### Task statement
Retype each line exactly. Skip images.

### Information provided
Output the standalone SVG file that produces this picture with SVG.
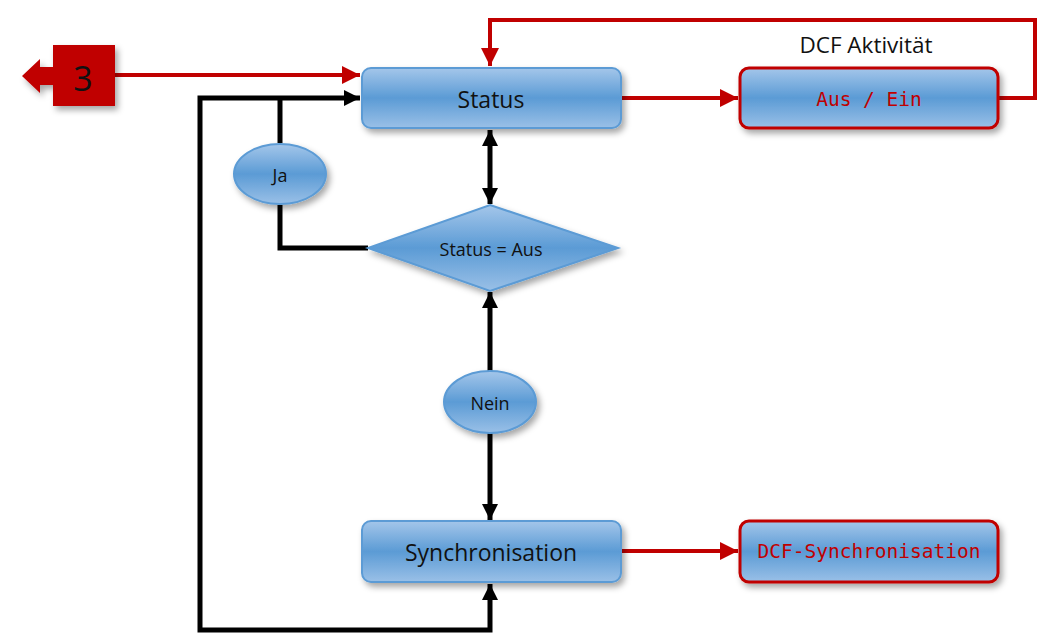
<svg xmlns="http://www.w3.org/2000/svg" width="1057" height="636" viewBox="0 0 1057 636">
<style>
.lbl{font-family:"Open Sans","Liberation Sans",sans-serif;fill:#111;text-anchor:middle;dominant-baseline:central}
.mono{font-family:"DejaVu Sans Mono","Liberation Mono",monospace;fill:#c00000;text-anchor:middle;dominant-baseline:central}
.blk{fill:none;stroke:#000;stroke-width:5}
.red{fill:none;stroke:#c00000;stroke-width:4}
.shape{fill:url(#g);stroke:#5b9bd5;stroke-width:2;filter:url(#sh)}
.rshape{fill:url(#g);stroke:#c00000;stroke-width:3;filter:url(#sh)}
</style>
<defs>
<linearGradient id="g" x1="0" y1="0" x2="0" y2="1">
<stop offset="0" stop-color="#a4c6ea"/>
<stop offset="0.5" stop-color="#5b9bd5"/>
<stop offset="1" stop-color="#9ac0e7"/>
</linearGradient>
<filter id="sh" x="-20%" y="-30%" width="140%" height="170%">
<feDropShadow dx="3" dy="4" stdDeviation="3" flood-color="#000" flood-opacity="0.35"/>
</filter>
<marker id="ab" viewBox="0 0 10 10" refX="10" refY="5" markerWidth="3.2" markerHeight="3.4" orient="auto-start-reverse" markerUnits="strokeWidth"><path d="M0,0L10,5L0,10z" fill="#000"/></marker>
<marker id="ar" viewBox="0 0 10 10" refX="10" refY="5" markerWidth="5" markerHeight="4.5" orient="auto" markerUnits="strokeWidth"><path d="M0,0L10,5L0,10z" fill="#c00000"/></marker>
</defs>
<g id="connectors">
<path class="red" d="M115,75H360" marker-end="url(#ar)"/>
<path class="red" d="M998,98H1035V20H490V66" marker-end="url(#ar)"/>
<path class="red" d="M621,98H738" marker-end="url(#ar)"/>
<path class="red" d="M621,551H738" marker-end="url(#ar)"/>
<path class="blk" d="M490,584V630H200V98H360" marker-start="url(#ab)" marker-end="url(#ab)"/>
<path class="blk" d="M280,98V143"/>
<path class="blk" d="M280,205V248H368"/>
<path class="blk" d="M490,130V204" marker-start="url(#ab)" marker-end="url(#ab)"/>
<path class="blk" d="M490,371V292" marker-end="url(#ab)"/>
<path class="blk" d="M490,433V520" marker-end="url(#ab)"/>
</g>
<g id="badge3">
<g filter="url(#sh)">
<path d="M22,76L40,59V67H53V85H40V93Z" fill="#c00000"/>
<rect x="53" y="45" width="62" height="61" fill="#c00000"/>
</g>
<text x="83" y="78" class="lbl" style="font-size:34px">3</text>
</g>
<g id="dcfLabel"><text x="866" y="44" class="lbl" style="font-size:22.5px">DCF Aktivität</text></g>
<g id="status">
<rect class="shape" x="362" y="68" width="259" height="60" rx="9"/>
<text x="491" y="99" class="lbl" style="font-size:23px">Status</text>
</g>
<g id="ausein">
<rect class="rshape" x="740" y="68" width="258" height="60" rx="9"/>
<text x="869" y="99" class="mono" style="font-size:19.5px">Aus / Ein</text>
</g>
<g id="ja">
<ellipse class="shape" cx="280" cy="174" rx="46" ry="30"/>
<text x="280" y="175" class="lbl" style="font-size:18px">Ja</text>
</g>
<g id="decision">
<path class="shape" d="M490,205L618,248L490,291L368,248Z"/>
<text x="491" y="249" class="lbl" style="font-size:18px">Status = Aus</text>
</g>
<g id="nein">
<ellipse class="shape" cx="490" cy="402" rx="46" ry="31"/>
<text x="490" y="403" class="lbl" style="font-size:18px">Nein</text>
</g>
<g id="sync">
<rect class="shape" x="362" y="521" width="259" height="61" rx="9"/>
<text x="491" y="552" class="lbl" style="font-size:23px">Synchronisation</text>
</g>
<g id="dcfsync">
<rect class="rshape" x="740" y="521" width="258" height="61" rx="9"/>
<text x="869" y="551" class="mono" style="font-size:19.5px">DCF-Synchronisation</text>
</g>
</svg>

### Task output
Output the standalone SVG file that produces this picture with SVG.
<svg xmlns="http://www.w3.org/2000/svg" width="1057" height="636" viewBox="0 0 1057 636">
<style>
.lbl{font-family:"Open Sans","Liberation Sans",sans-serif;fill:#111;text-anchor:middle;dominant-baseline:central}
.mono{font-family:"DejaVu Sans Mono","Liberation Mono",monospace;fill:#c00000;text-anchor:middle;dominant-baseline:central}
.blk{fill:none;stroke:#000;stroke-width:5}
.red{fill:none;stroke:#c00000;stroke-width:4}
.shape{fill:url(#g);stroke:#5b9bd5;stroke-width:2;filter:url(#sh)}
.rshape{fill:url(#g);stroke:#c00000;stroke-width:3;filter:url(#sh)}
</style>
<defs>
<linearGradient id="g" x1="0" y1="0" x2="0" y2="1">
<stop offset="0" stop-color="#a4c6ea"/>
<stop offset="0.5" stop-color="#5b9bd5"/>
<stop offset="1" stop-color="#9ac0e7"/>
</linearGradient>
<filter id="sh" x="-20%" y="-30%" width="140%" height="170%">
<feDropShadow dx="3" dy="4" stdDeviation="3" flood-color="#000" flood-opacity="0.35"/>
</filter>
<marker id="ab" viewBox="0 0 10 10" refX="10" refY="5" markerWidth="3.2" markerHeight="3.4" orient="auto-start-reverse" markerUnits="strokeWidth"><path d="M0,0L10,5L0,10z" fill="#000"/></marker>
<marker id="ar" viewBox="0 0 10 10" refX="10" refY="5" markerWidth="5" markerHeight="4.5" orient="auto" markerUnits="strokeWidth"><path d="M0,0L10,5L0,10z" fill="#c00000"/></marker>
</defs>
<g id="connectors">
<path class="red" d="M115,75H360" marker-end="url(#ar)"/>
<path class="red" d="M998,98H1035V20H490V66" marker-end="url(#ar)"/>
<path class="red" d="M621,98H738" marker-end="url(#ar)"/>
<path class="red" d="M621,551H738" marker-end="url(#ar)"/>
<path class="blk" d="M490,584V630H200V98H360" marker-start="url(#ab)" marker-end="url(#ab)"/>
<path class="blk" d="M280,98V143"/>
<path class="blk" d="M280,205V248H368"/>
<path class="blk" d="M490,130V204" marker-start="url(#ab)" marker-end="url(#ab)"/>
<path class="blk" d="M490,371V292" marker-end="url(#ab)"/>
<path class="blk" d="M490,433V520" marker-end="url(#ab)"/>
</g>
<g id="badge3">
<g filter="url(#sh)">
<path d="M22,76L40,59V67H53V85H40V93Z" fill="#c00000"/>
<rect x="53" y="45" width="62" height="61" fill="#c00000"/>
</g>
<text x="83" y="78" class="lbl" style="font-size:34px">3</text>
</g>
<g id="dcfLabel"><text x="866" y="44" class="lbl" style="font-size:22.5px">DCF Aktivität</text></g>
<g id="status">
<rect class="shape" x="362" y="68" width="259" height="60" rx="9"/>
<text x="491" y="99" class="lbl" style="font-size:23px">Status</text>
</g>
<g id="ausein">
<rect class="rshape" x="740" y="68" width="258" height="60" rx="9"/>
<text x="869" y="99" class="mono" style="font-size:19.5px">Aus / Ein</text>
</g>
<g id="ja">
<ellipse class="shape" cx="280" cy="174" rx="46" ry="30"/>
<text x="280" y="175" class="lbl" style="font-size:18px">Ja</text>
</g>
<g id="decision">
<path class="shape" d="M490,205L618,248L490,291L368,248Z"/>
<text x="491" y="249" class="lbl" style="font-size:18px">Status = Aus</text>
</g>
<g id="nein">
<ellipse class="shape" cx="490" cy="402" rx="46" ry="31"/>
<text x="490" y="403" class="lbl" style="font-size:18px">Nein</text>
</g>
<g id="sync">
<rect class="shape" x="362" y="521" width="259" height="61" rx="9"/>
<text x="491" y="552" class="lbl" style="font-size:23px">Synchronisation</text>
</g>
<g id="dcfsync">
<rect class="rshape" x="740" y="521" width="258" height="61" rx="9"/>
<text x="869" y="551" class="mono" style="font-size:19.5px">DCF-Synchronisation</text>
</g>
</svg>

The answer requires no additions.